Under the accountant’s strict supervision, several personal expenses can become partially or completely business expenses. Your accountant should have worked with you so you document all expenses that can be claimed by the corporation. Itemizing those expenses, in accordance with the ratio that tax law allows, would give you a much better understanding of this aspect of accounting. If nothing else, you would understand what fits in the definition of business expense and you might feel less burdened by the costs of operating a business, as well as being happy to see how lower your personal expenses are.
Much of the business expense total is what is called taxes in the USA. In France, taxes are exclusively what is paid to the tax office. They do not include social charges, which are very roughly equivalent to Social Security in the USA and are paid to URSSAF.
French social charges are high, about 40% of the manager’s gross compensation. The goal is to minimize the amount you receive as compensation for the work you do. This is offset by maximizing the personal expenses that can become business expenses.
 
I would like to expand on the specifics of the SASU: 
1 – A Société Anonyme Simplifiée Unipersonnelle is a one-person commercial corporation. Even though you are alone, there are two sets of accounts, two income tax calculations, and hence two payments. Your activity needs to make enough sales to make this form of business worth it – at least 100,000 euros, generally, though there may be exceptions. Corporate income taxation is low compared to personal compensation.
2 – With a SASU you are paid as an employee, which means two things: 
– Working as an employee is the most expensive way to be paid because of how social charges are calculated. Being self-employed instead would give you a cheaper way of calculating social charges. You should keep that in mind. 
– An employee salary must comply with the labor contract and is difficult to change, including lowering the amount of the salary.
3 – For small and mid-size consulting activities, profession libérale is often the best status. In your case, it would have two definitive advantages: 
– There is only one set of accounts, as there is no corporation. 
– Although slightly fewer expenses are accepted, your social charges and income tax are calculated with lower ratios. Furthermore, there is no obligation to hire an accountant, although it is advisable.
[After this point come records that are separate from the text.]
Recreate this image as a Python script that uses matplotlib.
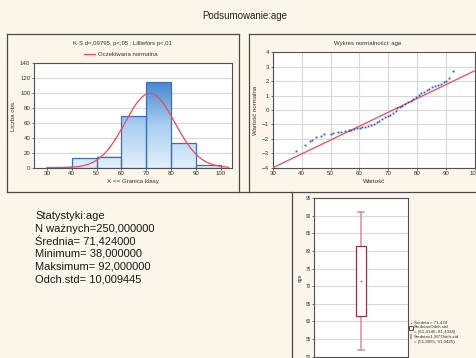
import numpy as np
import matplotlib
matplotlib.use("Agg")
import matplotlib.pyplot as plt
from matplotlib.lines import Line2D
from matplotlib.patches import Rectangle
from matplotlib.colors import LinearSegmentedColormap

plt.rcParams['font.family'] = ['Liberation Sans', 'DejaVu Sans']

# ---------------- data ----------------
variable = "age"
n_valid = 250
mean_val = 71.424
min_val = 38.0
max_val = 92.0
std_val = 10.009445

bin_edges = [30, 40, 50, 60, 70, 80, 90, 100]
bin_counts = [1, 13, 15, 69, 115, 33, 4]
hist_yticks = [0, 20, 40, 60, 80, 100, 120, 140]
hist_xticks = [30, 40, 50, 60, 70, 80, 90, 100]

qq_age = [38.0, 41.0, 42.9, 43.6, 44.9, 46.7, 47.9, 50.1, 51.0, 52.7, 53.6, 55.0,
          56.3, 57.1, 58.0, 59.2, 60.2, 61.0, 62.0, 63.0, 64.1, 65.1, 66.1, 66.9,
          67.9, 68.9, 69.9, 70.8, 71.7, 72.6, 73.2, 74.1, 74.8, 75.8, 76.8, 77.8,
          78.6, 79.6, 80.6, 81.4, 82.4, 83.4, 84.3, 85.3, 86.3, 87.3, 88.3, 89.3,
          90.1, 91.1, 92.4]
qq_normal = [-2.83, -2.41, -2.15, -2.06, -1.90, -1.78, -1.69, -1.64, -1.62, -1.55,
             -1.53, -1.46, -1.41, -1.37, -1.32, -1.27, -1.23, -1.20, -1.18, -1.13,
             -1.04, -0.95, -0.85, -0.74, -0.63, -0.51, -0.40, -0.33, -0.21, -0.05,
             0.12, 0.23, 0.30, 0.40, 0.53, 0.65, 0.76, 0.90, 1.06, 1.18, 1.27, 1.37,
             1.48, 1.58, 1.67, 1.74, 1.83, 1.92, 1.99, 2.24, 2.73]
qq_line_x = [30, 100]
qq_line_y = [-4.0, 2.72]
qq_xticks = [30, 40, 50, 60, 70, 80, 90, 100]
qq_yticks = [-4, -3, -2, -1, 0, 1, 2, 3, 4]

box_low, box_high = 61.4146, 81.4334
whisk_low, whisk_high = 51.8055, 91.0425
box_yticks = [50, 55, 60, 65, 70, 75, 80, 85, 90, 95]

stats_lines = ["Statystyki:age",
               "N ważnych=250,000000",
               "Średnia= 71,424000",
               "Minimum= 38,000000",
               "Maksimum= 92,000000",
               "Odch.std= 10,009445"]

# ---------------- figure ----------------
W, H = 476, 358
BG = '#fcf6ea'
fig = plt.figure(figsize=(W / 100, H / 100), dpi=100, facecolor=BG)


def rect(l, t, r, b):
    return [l / W, 1 - b / H, (r - l) / W, (b - t) / H]


def fx(x):
    return x / W


def fy(y):
    return 1 - y / H


def hline(y, x0, x1, **kw):
    fig.add_artist(Line2D([fx(x0), fx(x1)], [fy(y), fy(y)], transform=fig.transFigure, **kw))


def vline(x, y0, y1, **kw):
    fig.add_artist(Line2D([fx(x), fx(x)], [fy(y0), fy(y1)], transform=fig.transFigure, **kw))


FRAME = dict(color='#4a4a4a', lw=0.9)
# panel frames
vline(7, 34, 192, **FRAME)
hline(34, 7, 239, **FRAME)
vline(239, 34, 192, **FRAME)
vline(249, 34, 192, **FRAME)
hline(34, 249, 476, **FRAME)
hline(192, 7, 476, **FRAME)
vline(292, 192, 358, **FRAME)

fig.text(fx(245), fy(16), "Podsumowanie:age", ha='center', va='center', fontsize=7, color='#222222')

TICK_FS = 4.4
SPINE = '#505050'
GRID = '#d8d8d8'


def style_axes(ax, fs=TICK_FS):
    ax.set_facecolor('white')
    for s in ax.spines.values():
        s.set_color(SPINE)
        s.set_linewidth(0.8)
    ax.tick_params(labelsize=fs, length=1.5, width=0.5, colors='#333333', pad=1.2)
    ax.set_axisbelow(True)


# ---------------- histogram ----------------
axh = fig.add_axes(rect(34, 63.3, 232.3, 167.7))
style_axes(axh)
axh.set_xticks(hist_xticks)
axh.set_yticks(hist_yticks)
axh.yaxis.grid(True, color=GRID, lw=0.8)
cmap = LinearSegmentedColormap.from_list('bl', ['#e3f0fb', '#a9cff0', '#4a88cf'])
ymax = max(bin_counts)
for i, c in enumerate(bin_counts):
    x0, x1 = bin_edges[i], bin_edges[i + 1]
    grad = np.linspace(0, c, 64).reshape(-1, 1)
    axh.imshow(grad, extent=(x0, x1, 0, c), origin='lower', cmap=cmap, vmin=0, vmax=ymax,
               aspect='auto', zorder=2, interpolation='bilinear')
    axh.add_patch(Rectangle((x0, 0), x1 - x0, c, fill=False, edgecolor='#3c70bd', lw=0.9, zorder=3))
axh.set_xlim(24.9, 104.5)
axh.set_ylim(0, 140)
xs = np.linspace(30, 103, 300)
binw = bin_edges[1] - bin_edges[0]
ys = n_valid * binw / (std_val * np.sqrt(2 * np.pi)) * np.exp(-0.5 * ((xs - mean_val) / std_val) ** 2)
axh.plot(xs, ys, color='#ee4a57', lw=0.9, zorder=4)
axh.set_xlabel("X <= Granica klasy", fontsize=TICK_FS, labelpad=2, color='#333333')
axh.set_ylabel("Liczba obs.", fontsize=TICK_FS, labelpad=3, color='#333333')
fig.text(fx(122.5), fy(43), "K-S d=,09795, p<,05 ; Lilliefors p<,01", ha='center', va='center',
         fontsize=4.3, color='#333333')
hline(54, 84, 95, color='#ee4a57', lw=0.9)
fig.text(fx(98), fy(54), "Oczekiwana normalna", ha='left', va='center', fontsize=4.3, color='#333333')

# ---------------- normal probability plot ----------------
axq = fig.add_axes(rect(272.9, 52.4, 474.5, 167.7))
style_axes(axq)
axq.set_xlim(30, 100)
axq.set_ylim(-4, 4)
axq.set_xticks(qq_xticks)
axq.set_yticks(qq_yticks)
axq.grid(True, color=GRID, lw=0.8)
axq.plot(qq_line_x, qq_line_y, color='#ee4a57', lw=0.9, zorder=3)
axq.plot(qq_age, qq_normal, 's', ms=1.3, color='#3050b0', mec='none', zorder=4)
axq.set_xlabel("Wartość", fontsize=TICK_FS, labelpad=2, color='#333333')
axq.set_ylabel("Wartość normalna", fontsize=TICK_FS, labelpad=3, color='#333333')
fig.text(fx(367.5), fy(43), "Wykres normalności: age", ha='center', va='center',
         fontsize=4.3, color='#333333')

# ---------------- statistics text ----------------
for i, line in enumerate(stats_lines):
    fig.text(fx(35), fy(216 + i * 12.6), line, ha='left', va='center', fontsize=8, color='#1a1a1a')

# ---------------- box plot ----------------
axb = fig.add_axes(rect(314.3, 198.2, 407.7, 356.6))
style_axes(axb, fs=3.3)
axb.set_xlim(-1, 1)
axb.set_ylim(50, 95)
axb.set_yticks(box_yticks)
axb.set_xticks([])
axb.yaxis.grid(True, color=GRID, lw=0.8)
WH = '#d39aa0'
axb.plot([0, 0], [whisk_low, box_low], color=WH, lw=1.2, zorder=2)
axb.plot([0, 0], [box_high, whisk_high], color=WH, lw=1.2, zorder=2)
for yv in (whisk_low, whisk_high):
    axb.plot([-0.06, 0.06], [yv, yv], color=WH, lw=1.2, zorder=2)
axb.add_patch(Rectangle((-0.1, box_low), 0.2, box_high - box_low, facecolor='white',
                        edgecolor='#8a3845', lw=0.9, zorder=3))
axb.plot([0], [mean_val], 'o', ms=1.2, color='#c8302f', mec='none', zorder=4)
axb.set_ylabel("age", fontsize=3.5, labelpad=2, color='#333333')

# legend of the box plot
LFS = 3.2
fig.add_artist(Line2D([fx(411)], [fy(323)], marker='o', ms=1.0, color='#c8302f', mec='none',
                      transform=fig.transFigure))
fig.text(fx(413.5), fy(323), "Średnia = 71,424", fontsize=LFS, va='center', ha='left', color='#333333')
fig.add_artist(Rectangle((fx(409), fy(330)), 4 / W, 4.5 / H, transform=fig.transFigure,
                         fill=False, edgecolor='#8a3845', lw=0.7))
fig.text(fx(414), fy(327.5), "Średnia±Odch.std", fontsize=LFS, va='center', ha='left', color='#333333')
fig.text(fx(413.5), fy(332), "= (61,4146, 81,4334)", fontsize=LFS, va='center', ha='left', color='#333333')
fig.text(fx(409), fy(337.5), "I", fontsize=5, va='center', ha='left', color='#c8302f', fontweight='bold')
fig.text(fx(414), fy(337), "Średnia±1,96*Odch.std", fontsize=LFS, va='center', ha='left', color='#333333')
fig.text(fx(413.5), fy(341.5), "= (51,8055, 91,0425)", fontsize=LFS, va='center', ha='left', color='#333333')

fig.savefig("out.png", dpi=100, facecolor=BG)
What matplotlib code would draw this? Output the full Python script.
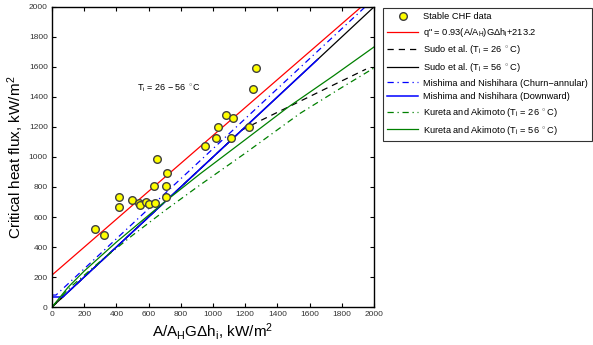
import matplotlib
matplotlib.use("Agg")
import matplotlib.pyplot as plt
import numpy as np

plt.rcParams['font.family'] = ['Liberation Sans', 'DejaVu Sans']
plt.rcParams['mathtext.fontset'] = 'custom'
plt.rcParams['mathtext.rm'] = 'Liberation Sans'
plt.rcParams['mathtext.it'] = 'Liberation Sans:italic'
plt.rcParams['mathtext.bf'] = 'Liberation Sans:bold'

# Stable CHF data
data_x = [269, 325, 414, 414, 499, 542, 547, 586, 602, 638, 632, 654, 716, 706, 710,
          952, 1019, 1031, 1081, 1110, 1124, 1226, 1246, 1265]
data_y = [520, 478, 736, 667, 716, 696, 680, 700, 684, 693, 807, 984, 891, 809, 736,
          1076, 1129, 1202, 1280, 1129, 1258, 1198, 1453, 1591]

# Correlations
fit_x = [0, 1921]
fit_y = [213.2, 2000]

sudo26_x = [0, 1180, 1300, 1500, 1700, 1950]
sudo26_y = [0, 1180, 1245, 1350, 1455, 1585]

sudo56_x = [0, 2000]
sudo56_y = [0, 2000]

mish_ca_x = [0, 25, 1945]
mish_ca_y = [80, 80, 2000]

mish_dn_x = [0, 67, 1650]
mish_dn_y = [67, 67, 1650]

kur26_x = [0, 100, 300, 500, 700, 919, 1200, 1540, 1800, 2000]
kur26_y = [0, 119, 305, 478, 642, 813, 1025, 1290, 1463, 1593]

kur56_x = [0, 100, 200, 400, 700, 919, 1200, 1460, 1750, 2000]
kur56_y = [0, 132, 240, 433, 701, 887, 1115, 1327, 1542, 1733]

fig = plt.figure(figsize=(5.93, 3.45), dpi=100)
ax = fig.add_axes([0.0877, 0.110, 0.543, 0.870])

ax.plot(data_x, data_y, 'o', mfc='#ffff00', mec='#404040', mew=1.0, ms=5.5,
        label='Stable CHF data', zorder=5)
ax.plot(fit_x, fit_y, '-', color='#ff0000', lw=0.9,
        label=r'q" = 0.93(A/A$_\mathrm{H}$)G$\Delta$h$_\mathrm{i}$+213.2')
ax.plot(sudo26_x, sudo26_y, '--', color='black', lw=0.9, dashes=(5, 4),
        label=r'Sudo et al. (T$_\mathrm{i}$ = 26 $^\circ$C)')
ax.plot(sudo56_x, sudo56_y, '-', color='black', lw=0.9,
        label=r'Sudo et al. (T$_\mathrm{i}$ = 56 $^\circ$C)')
ax.plot(mish_ca_x, mish_ca_y, '-.', color='#0000ff', lw=0.9, dashes=(5, 3, 1, 3),
        label='Mishima and Nishihara (Churn\u2212annular)')
ax.plot(mish_dn_x, mish_dn_y, '-', color='#0000ff', lw=1.1,
        label='Mishima and Nishihara (Downward)')
ax.plot(kur26_x, kur26_y, '-.', color='#008000', lw=0.9, dashes=(5, 3, 1, 3),
        label=r'Kureta and Akimoto (T$_\mathrm{i}$ = 26 $^\circ$C)')
ax.plot(kur56_x, kur56_y, '-', color='#008000', lw=0.9,
        label=r'Kureta and Akimoto (T$_\mathrm{i}$ = 56 $^\circ$C)')

ax.set_xlim(0, 2000)
ax.set_ylim(0, 2000)
ax.set_xticks(np.arange(0, 2001, 200))
ax.set_yticks(np.arange(0, 2001, 200))
ax.tick_params(direction='in', top=True, right=True, length=3, width=0.8,
               labelsize=6, colors='black', labelcolor='#333333', pad=3)
for s in ax.spines.values():
    s.set_linewidth(1.0)

ax.set_xlabel(r'A/A$_\mathrm{H}$G$\Delta$h$_\mathrm{i}$, kW/m$^2$', fontsize=11, labelpad=2)
ax.set_ylabel(r'Critical heat flux, kW/m$^2$', fontsize=11, labelpad=2)

ax.text(530, 1460, r'T$_\mathrm{i}$ = 26 $-$ 56 $^\circ$C', fontsize=6.5, va='center', ha='left')

leg = fig.legend(loc='upper left', bbox_to_anchor=(0.646, 0.977), fontsize=6.7,
                 frameon=True, fancybox=False, edgecolor='black', handlelength=3.3,
                 handletextpad=0.5, labelspacing=0.5, borderpad=0.45, numpoints=1,
                 borderaxespad=0)
leg.get_frame().set_linewidth(0.8)

fig.savefig('out.png', dpi=100)
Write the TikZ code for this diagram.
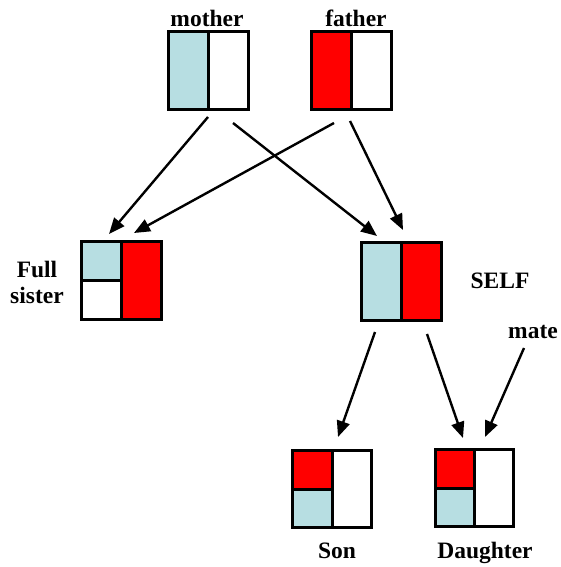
\documentclass[tikz,border=0pt]{standalone}
\usepackage{fontspec}
\setmainfont{Liberation Serif}
\usetikzlibrary{arrows.meta,calc}
\definecolor{lb}{HTML}{B7DEE2}
\definecolor{rd}{HTML}{FF0000}
\begin{document}
\begin{tikzpicture}[x=1pt,y=-1pt,
  lbl/.style={inner sep=0pt,anchor=base,font=\fontsize{23.5}{27}\selectfont\bfseries},
  box/.style={rectangle,minimum width=77pt,minimum height=75pt,inner sep=0pt,line width=3pt},
  arr/.style={line width=2.4pt,-{Triangle[length=16pt,width=13pt]}},
  divider/.style={line width=3pt}]
\useasboundingbox (0,0) rectangle (560,567);
% boxes
\node[box] (mom) at (208.5,70.5) {};
\node[box] (dad) at (351.5,71) {};
\node[box] (sis) at (121.5,280.5) {};
\node[box] (self) at (401.5,281.5) {};
\node[box,minimum width=76pt,minimum height=74pt] (son) at (332,489) {};
\node[box,minimum width=75pt,minimum height=74pt] (dau) at (474.5,488) {};
% fills
\fill[lb] (mom.north west) rectangle (mom.south);
\fill[rd] (dad.north west) rectangle (dad.south);
\fill[lb] (sis.north west) rectangle (sis.center);
\fill[rd] (sis.north) rectangle (sis.south east);
\fill[lb] (self.north west) rectangle (self.south);
\fill[rd] (self.north) rectangle (self.south east);
\fill[rd] (son.north west) rectangle (son.center);
\fill[lb] (son.west) rectangle (son.south);
\fill[rd] (dau.north west) rectangle (dau.center);
\fill[lb] (dau.west) rectangle (dau.south);
% borders and dividers
\foreach \b in {mom,dad,sis,self,son,dau}{
  \draw[line width=3pt] (\b.north west) rectangle (\b.south east);
  \draw[divider] (\b.north) -- (\b.south);
}
\draw[divider] (sis.west) -- (sis.center);
\draw[divider] (son.west) -- (son.center);
\draw[divider] (dau.west) -- (dau.center);
% labels
\node[lbl] (lmom) at (207,27) {mother};
\node[lbl] (ldad) at (356,27) {father};
\node[lbl] (lfull) at (37,277) {Full};
\node[lbl] (lsis) at (37,303) {sister};
\node[lbl] (lself) at (500,288) {SELF};
\node[lbl] (lmate) at (533,338) {mate};
\node[lbl] (lson) at (337,558) {Son};
\node[lbl] (ldau) at (485,558) {Daughter};
% arrow endpoints
\coordinate (m1) at (208,117);
\coordinate (m2) at (233,123);
\coordinate (f1) at (334,123);
\coordinate (f2) at (350,121);
\coordinate (s1) at (109,234);
\coordinate (s2) at (134,233);
\coordinate (e1) at (377,236);
\coordinate (e2) at (403,230);
\coordinate (o1) at (375,332);
\coordinate (o2) at (427,334);
\coordinate (sonT) at (338,437);
\coordinate (dauT) at (463,438);
\coordinate (mateS) at (524,348);
\coordinate (mateT) at (485,437);
\draw[arr] (m1) -- (s1);
\draw[arr] (m2) -- (e1);
\draw[arr] (f1) -- (s2);
\draw[arr] (f2) -- (e2);
\draw[arr] (o1) -- (sonT);
\draw[arr] (o2) -- (dauT);
\draw[arr] (mateS) -- (mateT);
\end{tikzpicture}
\end{document}
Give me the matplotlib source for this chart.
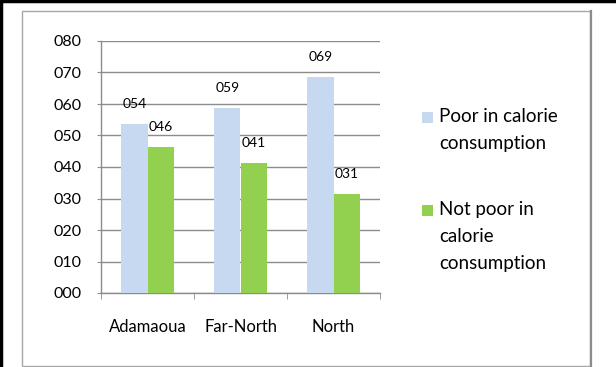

In other words, creating and running a SASU is lucrative for accountants, who have a captive clientele. It is almost impossible for an individual to run a SASU without a qualified CPA (expert-comptable). The French pay slip alone is a nightmare to issue.
 
A few more definitions may be useful: 
Auto-entrepreneur is a sub-sub-sub fiscal status that just defines how you pay your social charges to URSSAF. The other choice is classic status.
 
There are three legal/fiscal ways to be an independent: 
a) Profession libérale, or consultant to keep it simple. The income tax type is BNC, for Bénéfices Non Commerciaux.
b) Artisan, or craftsperson. The income tax type is BIC (Bénéfices Industriels et Commerciaux).
c) Commerçant, or merchant. The income tax type is again BIC.
 
The legal and fiscal status of your activity was, profession libérale – BNC.
In addition, there are three ways to calculate income tax as an independent:
a) Micro means no accounts are needed and no TVA is owed. The difference between gross and net is a standard deduction, with 66% of the amount of sales being the taxable profit. 
b) Réel simplifié, in which you must keep accounts, you can itemize your professional expenses, you must pay TVA, and the social charges must be paid with the classic procedure. 
c) Réel normal, which is the same as the previous but with more accounting obligations.
Note that micro BNC makes it possible to choose auto-entrepreneur when it comes to paying URSSAF charges, so you declare and pay at the same time.